• [DATA LINES]
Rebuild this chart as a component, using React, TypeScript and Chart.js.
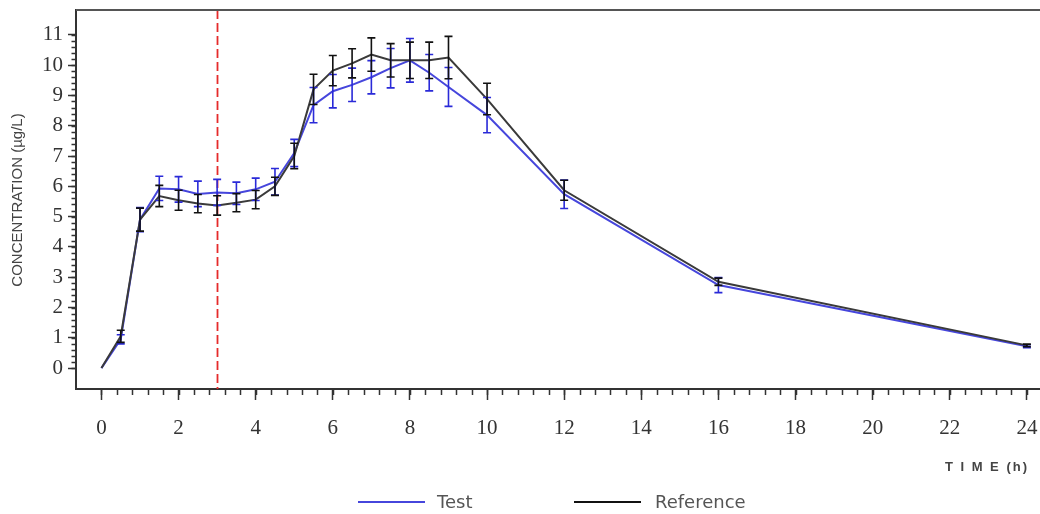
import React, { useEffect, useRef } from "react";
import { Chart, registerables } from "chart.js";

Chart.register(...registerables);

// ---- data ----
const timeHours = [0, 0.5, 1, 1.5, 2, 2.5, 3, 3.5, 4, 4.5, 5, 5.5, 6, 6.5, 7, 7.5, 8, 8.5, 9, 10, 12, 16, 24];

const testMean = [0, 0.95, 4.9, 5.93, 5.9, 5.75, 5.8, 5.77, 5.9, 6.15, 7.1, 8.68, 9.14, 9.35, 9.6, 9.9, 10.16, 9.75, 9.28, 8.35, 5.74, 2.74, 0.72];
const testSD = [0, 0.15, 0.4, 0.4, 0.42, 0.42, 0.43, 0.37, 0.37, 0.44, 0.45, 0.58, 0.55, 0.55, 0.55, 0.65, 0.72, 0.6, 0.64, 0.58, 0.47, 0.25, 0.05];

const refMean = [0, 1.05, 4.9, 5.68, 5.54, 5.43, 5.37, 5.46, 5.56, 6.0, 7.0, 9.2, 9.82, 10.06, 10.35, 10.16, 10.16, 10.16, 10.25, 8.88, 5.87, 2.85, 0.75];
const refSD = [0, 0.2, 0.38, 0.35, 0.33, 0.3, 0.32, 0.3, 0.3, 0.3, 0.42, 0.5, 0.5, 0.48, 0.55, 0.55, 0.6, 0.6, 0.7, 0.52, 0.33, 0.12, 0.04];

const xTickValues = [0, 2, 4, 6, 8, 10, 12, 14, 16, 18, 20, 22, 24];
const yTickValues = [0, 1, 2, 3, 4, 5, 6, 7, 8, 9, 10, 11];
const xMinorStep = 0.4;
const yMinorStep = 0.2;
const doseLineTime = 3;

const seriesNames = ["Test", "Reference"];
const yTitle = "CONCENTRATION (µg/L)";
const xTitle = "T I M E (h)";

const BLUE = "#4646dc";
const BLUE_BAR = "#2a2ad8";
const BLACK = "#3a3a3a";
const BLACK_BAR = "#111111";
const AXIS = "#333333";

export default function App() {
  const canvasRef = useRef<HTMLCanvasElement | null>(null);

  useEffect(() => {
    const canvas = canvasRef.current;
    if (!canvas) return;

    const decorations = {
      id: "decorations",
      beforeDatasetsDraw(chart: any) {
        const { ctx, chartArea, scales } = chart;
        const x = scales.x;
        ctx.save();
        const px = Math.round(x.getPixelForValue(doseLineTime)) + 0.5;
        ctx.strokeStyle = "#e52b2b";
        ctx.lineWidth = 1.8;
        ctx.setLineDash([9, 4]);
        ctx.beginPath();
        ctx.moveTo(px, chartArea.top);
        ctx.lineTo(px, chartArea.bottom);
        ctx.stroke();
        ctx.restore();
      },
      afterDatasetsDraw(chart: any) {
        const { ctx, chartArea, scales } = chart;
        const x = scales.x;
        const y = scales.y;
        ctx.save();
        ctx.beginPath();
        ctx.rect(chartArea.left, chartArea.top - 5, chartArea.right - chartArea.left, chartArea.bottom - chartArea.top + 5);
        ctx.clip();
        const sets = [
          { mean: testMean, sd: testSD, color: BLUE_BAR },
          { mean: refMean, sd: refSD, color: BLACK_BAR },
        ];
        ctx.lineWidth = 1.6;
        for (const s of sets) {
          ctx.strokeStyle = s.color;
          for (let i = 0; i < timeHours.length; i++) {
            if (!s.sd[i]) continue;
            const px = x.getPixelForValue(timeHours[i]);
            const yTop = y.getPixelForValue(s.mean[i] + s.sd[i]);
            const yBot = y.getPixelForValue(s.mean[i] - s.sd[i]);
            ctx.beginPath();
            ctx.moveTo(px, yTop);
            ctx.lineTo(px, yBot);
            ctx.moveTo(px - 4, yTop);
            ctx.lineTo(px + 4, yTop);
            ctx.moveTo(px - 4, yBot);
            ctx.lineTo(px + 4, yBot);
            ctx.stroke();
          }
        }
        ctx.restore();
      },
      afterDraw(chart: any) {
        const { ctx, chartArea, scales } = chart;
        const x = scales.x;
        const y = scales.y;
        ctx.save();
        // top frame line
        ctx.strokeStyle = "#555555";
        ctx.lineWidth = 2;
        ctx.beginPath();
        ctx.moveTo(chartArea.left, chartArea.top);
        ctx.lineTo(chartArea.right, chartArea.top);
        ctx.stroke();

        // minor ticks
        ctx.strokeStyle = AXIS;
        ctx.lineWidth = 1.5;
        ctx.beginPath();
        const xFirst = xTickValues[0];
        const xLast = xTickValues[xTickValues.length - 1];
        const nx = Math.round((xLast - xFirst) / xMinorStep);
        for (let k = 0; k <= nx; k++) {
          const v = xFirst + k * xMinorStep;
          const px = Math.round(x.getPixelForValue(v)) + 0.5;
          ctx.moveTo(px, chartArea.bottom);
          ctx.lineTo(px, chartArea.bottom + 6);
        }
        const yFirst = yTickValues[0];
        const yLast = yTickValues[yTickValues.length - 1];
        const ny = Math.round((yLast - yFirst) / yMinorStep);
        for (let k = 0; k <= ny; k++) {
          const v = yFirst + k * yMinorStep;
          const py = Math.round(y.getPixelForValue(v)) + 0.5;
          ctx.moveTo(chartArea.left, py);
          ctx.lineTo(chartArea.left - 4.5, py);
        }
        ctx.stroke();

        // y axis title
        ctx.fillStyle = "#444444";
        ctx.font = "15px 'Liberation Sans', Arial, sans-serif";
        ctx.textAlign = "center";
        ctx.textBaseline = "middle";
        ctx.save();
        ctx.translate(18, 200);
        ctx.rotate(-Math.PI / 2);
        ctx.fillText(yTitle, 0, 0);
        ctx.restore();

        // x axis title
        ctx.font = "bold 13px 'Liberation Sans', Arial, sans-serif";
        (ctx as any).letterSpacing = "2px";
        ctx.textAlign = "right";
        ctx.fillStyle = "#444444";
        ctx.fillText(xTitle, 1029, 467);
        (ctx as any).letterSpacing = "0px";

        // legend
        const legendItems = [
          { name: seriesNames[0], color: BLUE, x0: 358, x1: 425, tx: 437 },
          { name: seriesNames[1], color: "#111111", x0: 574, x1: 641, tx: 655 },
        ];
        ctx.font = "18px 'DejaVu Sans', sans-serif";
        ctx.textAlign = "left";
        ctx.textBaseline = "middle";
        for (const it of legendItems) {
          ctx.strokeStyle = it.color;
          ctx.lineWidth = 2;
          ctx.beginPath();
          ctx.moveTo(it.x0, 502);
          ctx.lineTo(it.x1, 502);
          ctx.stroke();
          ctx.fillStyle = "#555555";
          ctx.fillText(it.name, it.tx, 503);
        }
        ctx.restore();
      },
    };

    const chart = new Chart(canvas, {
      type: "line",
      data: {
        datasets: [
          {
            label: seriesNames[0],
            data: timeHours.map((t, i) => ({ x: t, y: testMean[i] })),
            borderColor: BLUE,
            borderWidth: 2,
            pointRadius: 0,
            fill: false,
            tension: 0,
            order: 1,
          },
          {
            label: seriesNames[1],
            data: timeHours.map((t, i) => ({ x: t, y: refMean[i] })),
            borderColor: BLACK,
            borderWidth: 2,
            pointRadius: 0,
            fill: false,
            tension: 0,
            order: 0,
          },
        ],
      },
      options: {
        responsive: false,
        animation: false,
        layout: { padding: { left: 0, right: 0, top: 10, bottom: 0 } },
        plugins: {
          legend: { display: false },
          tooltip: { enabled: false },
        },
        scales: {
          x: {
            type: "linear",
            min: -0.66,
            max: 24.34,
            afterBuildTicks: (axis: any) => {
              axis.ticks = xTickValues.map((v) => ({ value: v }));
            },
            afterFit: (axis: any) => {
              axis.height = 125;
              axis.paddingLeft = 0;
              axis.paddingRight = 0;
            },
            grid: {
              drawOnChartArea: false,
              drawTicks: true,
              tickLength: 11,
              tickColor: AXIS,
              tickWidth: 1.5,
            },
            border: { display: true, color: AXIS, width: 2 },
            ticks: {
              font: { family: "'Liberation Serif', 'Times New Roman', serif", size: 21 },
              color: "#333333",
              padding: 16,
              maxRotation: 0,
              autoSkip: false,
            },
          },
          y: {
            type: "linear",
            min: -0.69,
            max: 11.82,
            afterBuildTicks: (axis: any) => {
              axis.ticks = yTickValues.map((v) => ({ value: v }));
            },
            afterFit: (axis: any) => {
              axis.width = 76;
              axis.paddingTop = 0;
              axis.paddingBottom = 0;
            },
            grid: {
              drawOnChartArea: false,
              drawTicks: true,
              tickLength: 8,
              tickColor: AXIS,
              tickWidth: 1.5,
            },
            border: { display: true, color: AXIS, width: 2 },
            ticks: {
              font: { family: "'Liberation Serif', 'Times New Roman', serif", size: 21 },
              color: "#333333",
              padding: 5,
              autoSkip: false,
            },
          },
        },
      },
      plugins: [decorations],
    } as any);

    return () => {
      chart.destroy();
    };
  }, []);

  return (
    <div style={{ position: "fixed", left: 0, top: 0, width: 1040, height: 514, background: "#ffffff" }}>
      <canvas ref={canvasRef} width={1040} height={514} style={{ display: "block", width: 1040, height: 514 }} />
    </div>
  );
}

• [TASK REQUIREMENTS] Copy nothing but the lines from the top of the material through the line holding "12, 16, 24];", exactly as written; omit pictures.

• [SOLUTION FOR THIS PROBLEM]
Rebuild this chart as a component, using React, TypeScript and Chart.js.
import React, { useEffect, useRef } from "react";
import { Chart, registerables } from "chart.js";

Chart.register(...registerables);

// ---- data ----
const timeHours = [0, 0.5, 1, 1.5, 2, 2.5, 3, 3.5, 4, 4.5, 5, 5.5, 6, 6.5, 7, 7.5, 8, 8.5, 9, 10, 12, 16, 24];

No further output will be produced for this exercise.